Since rooting cuttings is very difficult, I air-layer my Ficus lyrata (Fiddle Leaf Ficus), and this is the woody plant that will be used in this discussion. The first thing you want to do is find a branch that has matured. Young branches will still be green and very flexible, but mature ones will have a dark, more bark-like appearance, and will be somewhat stiff. Pick a place on the branch that will be near the trunk (stem). You want several leaves to be present, so leave as many as possible above this location. If there are any leaves in the area that you want to air-layer, remove them. Take a sharp, sterile knife and make a circumferential cut through the bark, cambium, and phloem layers. You don't want to cut much into the xylem though. You can sort of tell when you reach the xylem because it will be more dense and the cut pretty much stops at that layer. Also, the xylem will generally be whitish, whereas the cambium/phloem will be more green. After making that first cut, make another similar circumferential cut approximately 1.5" to 2" from that first cut. Then strip off that bark/cambium/phloem between the two cuts. By removing this layer, you will have prevented the branch from moving nutrients down from the leaves. These nutrients will literally be stopped at the girdled cut and this will stimulate the cut surface to grow roots. By preserving the xylem, nutrients and water can still flow from the roots up to the leaves, and thus this girdled branch will maintain its leaves. Note: If the leaves of this branch die, you'll know you cut too deeply into the xylem. This branch will not root in that situation.
Apply rooting hormone onto this "nude" xylem tissue. Take a piece of cellophane wrap, approximately 4"-6" wide and 8"-10" long, and place a handful of moist sphagnum moss on one end of the wrap. Place the moss against that girdled area, wrapping it around the branch so that the moss completely covers the girdled area. Wrap the cellophane around and around the moss/branch so that you end up with several layers of wrapping. Secure a tie around the lower end of that cellophane and then around the upper end. The idea is to have enough secured wrapping so that it will extend slightly beyond the girdled area and so that the sphagnum moss will remain moist as long as possible.
You'll have to inspect that wad of moss every week or two. IF the moss has begun to dry out, you'll need to undo that upper tie, tease the cellophane apart, and add water until the moss is wet again. Re-tie and then squeeze that wad of moss to rid it of excess water. The moss must remain moist throughout this air-layering process.
If the air-layering is successful, and this may take weeks or even months, you will eventually see roots growing through the moss and under that clear cellophane wrapping. Let plenty of roots form and when you feel that there are enough roots, you can take shears and cut that branch below the wad of rooted sphagnum moss. Remove the ties and cellophane. Then plant that branch in potting mix, deep enough to completely cover that wad of sphagnum so that the roots are all beneath the soil level.

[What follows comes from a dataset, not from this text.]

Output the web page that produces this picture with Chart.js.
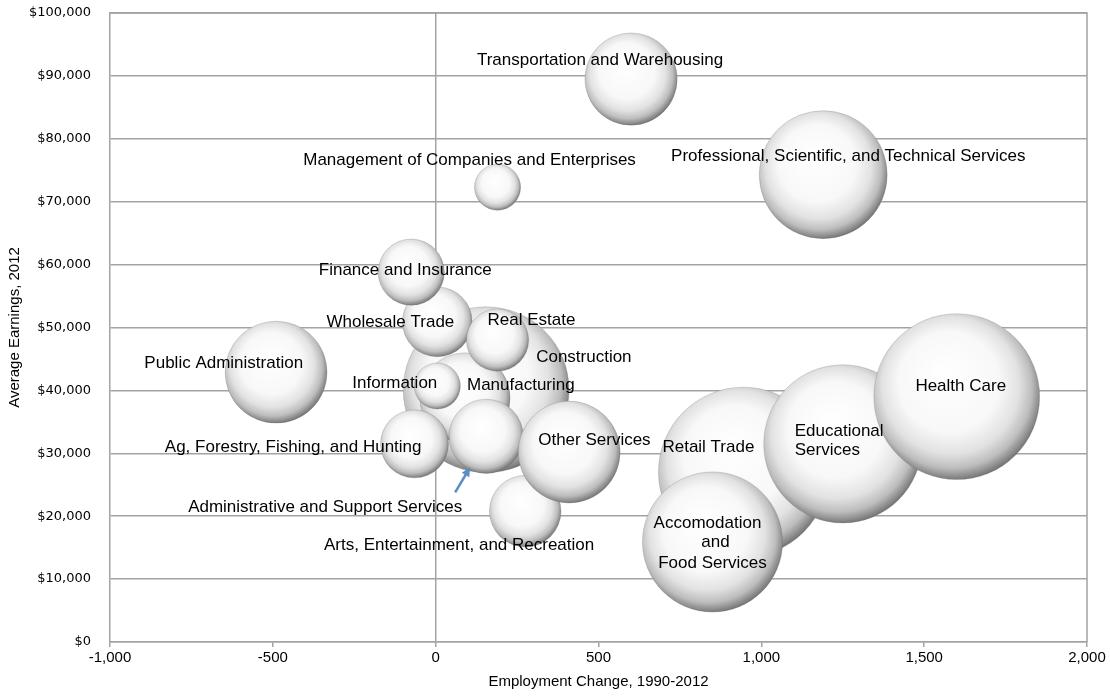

You will want to keep that potting mix moist. To help this new plant recover, mist those leaves every day or two or place a plastic tent around the entire plant to keep the humidity up. Keep the plant in a warm, shaded area. After about 14 days, if you have used a tent, you'll need to start acclimating the plant to the "real" environment. Just cut a few holes in the tent material, and every few days cut a few more. After 10-14 days remove the tent. If the weather is mild, you can put the plant outside, in a lightly shaded area. If the weather is cold, the plant can be placed in the house, in strong, indirect light.
Your new plant will be identical to the "mother" plant and will be grown exactly the same.
"Mother" Fiddle Leaf Ficus
"Donner" branch with 3 leaves in air-layer area. Remove those leaves
Girdled section. Apply your rooting hormone there
Sphagnum moss and cellophane ready to wrap girdled area
Wrapped branch and tied on both ends
Five weeks later, six out of the eight branches have rooted. A single branch is not going to root. I knew when it started losing its leaves that I had cut too deeply into the branch, disrupting the flow of water and nutrients from the roots to the leaves. When I see those established leaves start to wilt and then brown, I know that branch is a goner! One root location is still wrapped since I see no well-established roots through the Cellophane yet. The leaves are fine so I know it will root. It was the most shaded branch.
Some people believe that rooting does best when that wrapped sphagnum is in total dark. At least in my experience when rooting fiddle leaf ficus branches, the more light there is the better and faster that branch tends to root. Several of pictures shows exceptional rooting and those branches were facing southeast, getting maximum indirect light. The further the branches were towards the back of the porch, getting little indirect light, the less rooting there is.
I will leave the Cellophane off these six wads of sphagnum for a few days and then section those branches just below the wads of sphagnum and pot them up in 1 gal. pots. In 2-4 weeks, those plants will be well-rooted in their pots.